如何在 typescript 中定义一个空的 object

Question

Background

Stuck with typescript. I understand this declarations:

let varName:number; //null,string,..declare simple variables.  
let arrName:string[] // or arrName:number[]. etc 

Apparently this is used for objects:

//knowing type of the property
let obj: {property:string, also:number[]} = {property:'hello', also:[1,2,3]}

//now knowing the type of the property
let obj: {property:any, also:any[]} = {property: a && b || c, also:[1,'string', 'etc']}

But what happens when we don't know the names of the properties in advance?

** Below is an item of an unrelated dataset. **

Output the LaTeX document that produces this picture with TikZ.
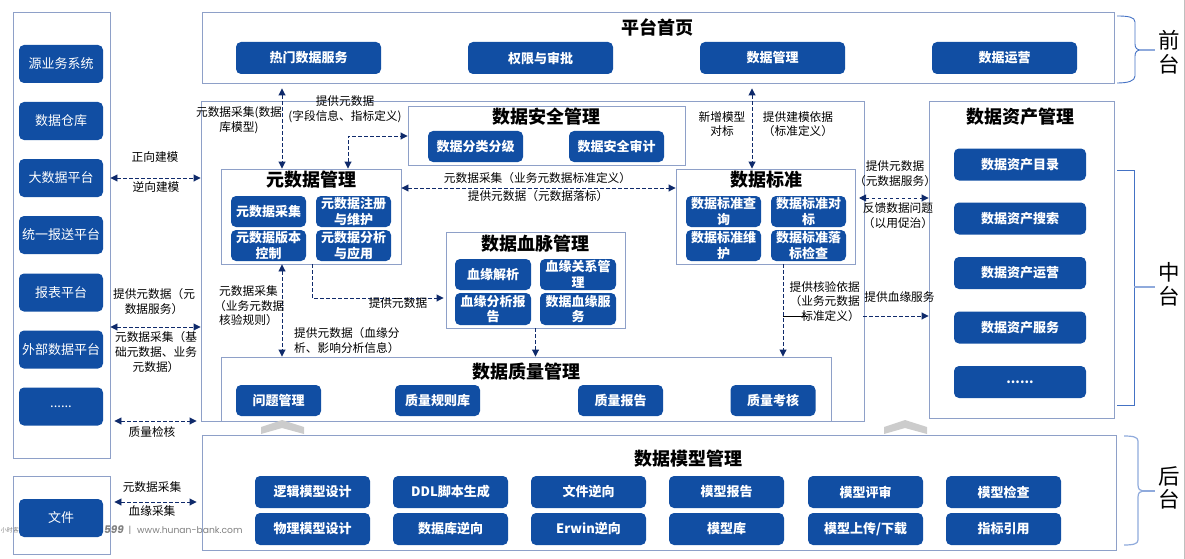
\documentclass[tikz,border=0pt]{standalone}
\usepackage{fontspec}
\setmainfont{Noto Sans CJK SC}
\newfontfamily\wmfont{Poppins}
\usetikzlibrary{arrows.meta}
\definecolor{btnblue}{RGB}{17,78,163}
\definecolor{edgeblue}{RGB}{142,160,200}
\definecolor{flownavy}{RGB}{15,42,107}
\definecolor{bracedark}{RGB}{68,114,196}
\definecolor{bracelight}{RGB}{143,170,220}
\tikzset{
  panel/.style={draw=edgeblue, line width=0.9pt, inner sep=0pt},
  title/.style={font=\fontsize{18}{20}\selectfont\bfseries, inner sep=0pt},
  btn/.style={fill=btnblue, rounded corners=5pt, text=white, align=center, inner sep=0pt,
    font=\fontsize{13}{15.5}\selectfont\bfseries},
  srcbtn/.style={btn, minimum width=84pt, minimum height=38pt, font=\fontsize{13}{15.5}\selectfont},
  topbtn/.style={btn, minimum width=145pt, minimum height=32pt},
  secbtn/.style={btn, minimum width=95pt, minimum height=31pt},
  subbtn/.style={btn, minimum width=75pt, minimum height=31pt},
  qualbtn/.style={btn, minimum width=85pt, minimum height=31pt},
  assetbtn/.style={btn, minimum width=132pt, minimum height=32pt},
  modelbtn/.style={btn, minimum width=115pt, minimum height=32pt},
  lab/.style={font=\fontsize{11.7}{14.6}\selectfont, align=center, inner sep=0pt},
  wmark/.style={text=black!50, inner sep=0pt, font=\wmfont\fontsize{9.2}{10}\selectfont},
  flow/.style={draw=flownavy, line width=0.9pt, dash pattern=on 3.5pt off 2.5pt,
    {Triangle[length=7pt,width=7pt]}-{Triangle[length=7pt,width=7pt]}},
  flowone/.style={draw=flownavy, line width=0.9pt, dash pattern=on 3.5pt off 2.5pt,
    -{Triangle[length=7pt,width=7pt]}},
  chevron/.style={fill=black!20, draw=none},
  bracket/.style={draw=bracedark, line width=0.9pt},
  tipline/.style={draw=bracelight, line width=1.2pt},
  side/.style={font=\fontsize{21.5}{23.5}\selectfont, align=center, inner sep=0pt}
}
\begin{document}
\begin{tikzpicture}[x=1pt,y=-1pt]
\useasboundingbox (0,0) rectangle (1185,559);

\draw[black!25, line width=0.8pt] (1184,0) -- (1184,559);

\node[wmark, font=\fontsize{6}{7}\selectfont] (wmone) at (10,530) {小时客};
\node[wmark, anchor=east, font=\wmfont\fontsize{10.5}{11}\selectfont\bfseries\itshape] (wmtwo) at (124,530) {599};
\node[wmark] (wmbar) at (130,530) {|};
\node[wmark, anchor=west] (wmurl) at (137,530) {www.hunan-bank.com};

\node[panel, minimum width=97pt, minimum height=446pt] (srcpanel) at (61.5,235) {};
\node[panel, minimum width=97pt, minimum height=78pt] (filepanel) at (61.5,515) {};
\node[panel, minimum width=912pt, minimum height=71pt] (toppanel) at (658,47.5) {};
\node[panel, minimum width=663pt, minimum height=320pt] (midpanel) at (532.5,261) {};
\node[panel, minimum width=277pt, minimum height=59pt] (secpanel) at (546.5,135.5) {};
\node[panel, minimum width=180pt, minimum height=95pt] (metapanel) at (311,216.5) {};
\node[panel, minimum width=179pt, minimum height=95pt] (stdpanel) at (765.5,216.5) {};
\node[panel, minimum width=179pt, minimum height=96pt] (bloodpanel) at (535.5,280) {};
\node[panel, minimum width=610pt, minimum height=64pt] (qualpanel) at (526,389) {};
\node[panel, minimum width=185pt, minimum height=317pt] (assetpanel) at (1021.5,259.5) {};
\node[panel, minimum width=914pt, minimum height=115pt] (backpanel) at (659,492.5) {};

\node[srcbtn] (srcone) at (61,64) {源业务系统};
\node[srcbtn] (srctwo) at (61,121) {数据仓库};
\node[srcbtn] (bigdata) at (61,178) {大数据平台};
\node[srcbtn] (report) at (61,235) {统一报送平台};
\node[srcbtn] (srcfive) at (61,292.5) {报表平台};
\node[srcbtn] (outer) at (61,349.5) {外部数据平台};
\node[srcbtn] (srcmore) at (61,406.5) {......};
\node[srcbtn] (filebtn) at (61,518) {文件};

\node[title] (toptitle) at (657,27) {平台首页};
\node[topbtn] (topone) at (308.5,58) {热门数据服务};
\node[topbtn] (toptwo) at (540.5,58) {权限与审批};
\node[topbtn] (topthree) at (772.5,58) {数据管理};
\node[topbtn] (topfour) at (1004.5,58) {数据运营};

\node[title] (sectitle) at (546,117) {数据安全管理};
\node[secbtn] (secone) at (475.5,146.5) {数据分类分级};
\node[secbtn] (sectwo) at (616.5,146.5) {数据安全审计};

\node[title] (metatitle) at (311,180) {元数据管理};
\node[subbtn] (metaone) at (268.5,211.5) {元数据采集};
\node[subbtn] (metatwo) at (353.5,211.5) {元数据注册\\与维护};
\node[subbtn] (metathree) at (268.5,245.5) {元数据版本\\控制};
\node[subbtn] (metafour) at (353.5,245.5) {元数据分析\\与应用};

\node[title] (stdtitle) at (766,180) {数据标准};
\node[subbtn] (stdone) at (723.5,211.5) {数据标准查\\询};
\node[subbtn] (stdtwo) at (808.5,211.5) {数据标准对\\标};
\node[subbtn] (stdthree) at (723.5,245.5) {数据标准维\\护};
\node[subbtn] (stdfour) at (808.5,245.5) {数据标准落\\标检查};

\node[title] (bloodtitle) at (535,244) {数据血脉管理};
\node[subbtn, minimum width=76pt] (bloodone) at (493,274.5) {血缘解析};
\node[subbtn, minimum width=76pt] (bloodtwo) at (578,274.5) {血缘关系管\\理};
\node[subbtn, minimum width=76pt, minimum height=32pt] (bloodthree) at (493,309) {血缘分析报\\告};
\node[subbtn, minimum width=76pt, minimum height=32pt] (bloodfour) at (578,309) {数据血缘服\\务};

\node[title] (qualtitle) at (526,372) {数据质量管理};
\node[qualbtn] (qualone) at (278.5,400.5) {问题管理};
\node[qualbtn] (qualtwo) at (437.5,400.5) {质量规则库};
\node[qualbtn] (qualthree) at (620.5,400.5) {质量报告};
\node[qualbtn] (qualfour) at (773,400.5) {质量考核};

\node[title] (assettitle) at (1020,117) {数据资产管理};
\node[assetbtn] (assetone) at (1020,164.5) {数据资产目录};
\node[assetbtn] (assettwo) at (1020,218.5) {数据资产搜索};
\node[assetbtn] (assetthree) at (1020,273) {数据资产运营};
\node[assetbtn] (assetfour) at (1020,327.5) {数据资产服务};
\node[assetbtn] (assetmore) at (1020,382) {......};

\node[title] (backtitle) at (688,459) {数据模型管理};
\node[modelbtn] (modelone) at (312.5,492) {逻辑模型设计};
\node[modelbtn] (modeltwo) at (450.5,492) {DDL脚本生成};
\node[modelbtn] (modelthree) at (588.5,492) {文件逆向};
\node[modelbtn] (modelfour) at (726.5,492) {模型报告};
\node[modelbtn] (modelfive) at (865.5,492) {模型评审};
\node[modelbtn] (modelsix) at (1003.5,492) {模型检查};
\node[modelbtn] (modelseven) at (312.5,529) {物理模型设计};
\node[modelbtn] (modeleight) at (450.5,529) {数据库逆向};
\node[modelbtn] (modelnine) at (588.5,529) {Erwin逆向};
\node[modelbtn] (modelten) at (726.5,529) {模型库};
\node[modelbtn] (modeleleven) at (865.5,529) {模型上传/下载};
\node[modelbtn] (modeltwelve) at (1003.5,529) {指标引用};

\fill[chevron] (261,427) -- (282,420) -- (304,427) -- (304,434) -- (282,428) -- (261,434) -- cycle;
\fill[chevron] (884,427) -- (905,420) -- (927,427) -- (927,434) -- (905,428) -- (884,434) -- cycle;

\coordinate (rowmeta) at (155,327);
\coordinate (rowqual) at (155,421);
\coordinate (rowfile) at (155,502);
\coordinate (colmeta) at (282,130);
\coordinate (colsec) at (348,136);
\coordinate (rowstd) at (540,188);
\coordinate (colblood) at (312,298);
\coordinate (colstd) at (752,130);
\coordinate (colcheck) at (783,316);
\coordinate (linkfrom) at (863,316);
\coordinate (solidend) at (808,316);
\coordinate (assetfrom) at (859,198);

\draw[flow] (srcpanel.east |- bigdata) -- (midpanel.west |- bigdata);
\draw[flow] (srcpanel.east |- rowmeta) -- (midpanel.west |- rowmeta);
\draw[flow, shorten <=4pt, shorten >=4pt] (srcpanel.east |- rowqual) -- (midpanel.west |- rowqual);
\draw[flow, shorten <=4pt, shorten >=5pt] (filepanel.east |- rowfile) -- (backpanel.west |- rowfile);
\draw[flow, shorten <=5pt] (colmeta |- toppanel.south) -- (colmeta |- metapanel.north);
\draw[flow] (colsec |- metapanel.north) -- (colsec) -- (secpanel.west |- colsec);
\draw[flow] (metapanel.east |- rowstd) -- (stdpanel.west |- rowstd);
\draw[flow] (colmeta |- metapanel.south) -- (colmeta |- qualpanel.north);
\draw[flowone, shorten >=2pt] (colblood |- metapanel.south) -- (colblood) -- (bloodpanel.west |- colblood);
\draw[flowone] (bloodpanel.south) -- (bloodpanel.south |- qualpanel.north);
\draw[flow, shorten <=5pt] (colstd |- toppanel.south) -- (colstd |- stdpanel.north);
\draw[flowone] (colcheck |- stdpanel.south) -- (colcheck |- qualpanel.north);
\draw[black, line width=0.8pt] (colcheck) -- (solidend);
\draw[flowone] (linkfrom) -- (assetpanel.west |- linkfrom);
\draw[flow] (assetfrom) -- (assetpanel.west |- assetfrom);

\node[lab] (labfwd) at (155,157) {正向建模};
\node[lab] (labrev) at (156,187) {逆向建模};
\node[lab] (labsvc) at (154,301.5) {提供元数据（元\\数据服务）};
\node[lab] (labbase) at (156,352) {元数据采集（基\\础元数据、业务\\元数据）};
\node[lab] (labqual) at (152,432) {质量检核};
\node[lab] (labfileone) at (152,487) {元数据采集};
\node[lab] (labfiletwo) at (152,511.5) {血缘采集};
\node[lab] (labdb) at (239,120) {元数据采集(数据\\库模型)};
\node[lab] (labfield) at (345,109.5) {提供元数据\\(字段信息、指标定义)};
\node[lab] (labstdone) at (537.5,178) {元数据采集（业务元数据标准定义）};
\node[lab] (labstdtwo) at (538,196) {提供元数据（元数据落标）};
\node[lab] (labnew) at (722,124) {新增模型\\对标};
\node[lab] (labbasis) at (798,124) {提供建模依据\\（标准定义）};
\node[lab] (labasset) at (895,173.5) {提供元数据\\（元数据服务）};
\node[lab] (labfeed) at (898,215.5) {反馈数据问题\\（以用促治）};
\node[lab, anchor=east, align=right] (labcheck) at (860,301.5) {提供核验依据\\（业务元数据\\标准定义）\hspace{-6pt}};
\node[lab] (labline) at (899.5,297) {提供血缘服务};
\node[lab, anchor=west, align=left] (labrule) at (219,306) {元数据采集\\\hspace*{-5pt}（业务元数据\\核验规则）};
\node[lab] (labmeta) at (398,303) {提供元数据};
\node[lab, anchor=west, align=left] (labimpact) at (294,340.5) {提供元数据（血缘分\\析、影响分析信息）};

\draw[bracket] (1117,16) .. controls (1128,16) and (1135,17) .. (1135,22) -- (1135,44) .. controls (1135,48) and (1137,50) .. (1141,50) .. controls (1137,50) and (1135,52) .. (1135,56) -- (1135,76) .. controls (1135,81) and (1128,83) .. (1117,83);
\draw[tipline] (1140,50) -- (1155,50);
\draw[bracket] (1117,170) -- (1134,170) -- (1134,405) -- (1117,405);
\draw[tipline] (1134,287) -- (1155,287);
\draw[bracket, draw=bracelight, line width=1.2pt] (1124,436) .. controls (1133,436) and (1138,437) .. (1138,441) -- (1138,485) .. controls (1138,489) and (1140,491) .. (1143,491) .. controls (1140,491) and (1138,493) .. (1138,497) -- (1138,540) .. controls (1138,544) and (1133,545) .. (1124,545);
\draw[tipline] (1142,491) -- (1155,491);

\node[side] (front) at (1169,52.5) {前\\台};
\node[side] (middle) at (1169,284.5) {中\\台};
\node[side] (backend) at (1169,488) {后\\台};
\end{tikzpicture}
\end{document}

Particularly, I am trying to translate this JS bit:

let myObj = {}
myObj[prop] = value

but we don't know the names of the properties in advance.

Answer 1

You have a few options:

1. You can use an index signature type that allows any string or any number, for instance:

    let myObj: {[key: string]: number} = {}; myObj[prop] = value;

   ...allows any string property name, with the values expected to be numbers. (Or you can use {[key: number]: number} to make the keys numbers. string and number are your only two index signature options.)

2. You can use the Record utility type , for example Record<string, number> which does much the same thing as the above:

    let myObj: Record<string, number> = {}; myObj[prop] = value;

3. You can use a Map instead of an object:

    let myObj: Map<string, number> = new Map(); myObj.set(prop, value);

In all three of those, number as the value type is just an example, it can be any type you want (including a union type ), or unknown if you won't know the type, or any if you want to allow any type.

It may be obvious, but I'll say it anyway: This does mean TypeScript can't help you with using the wrong property name on the object. :-) But that's inevitable if the property name is a runtime thing.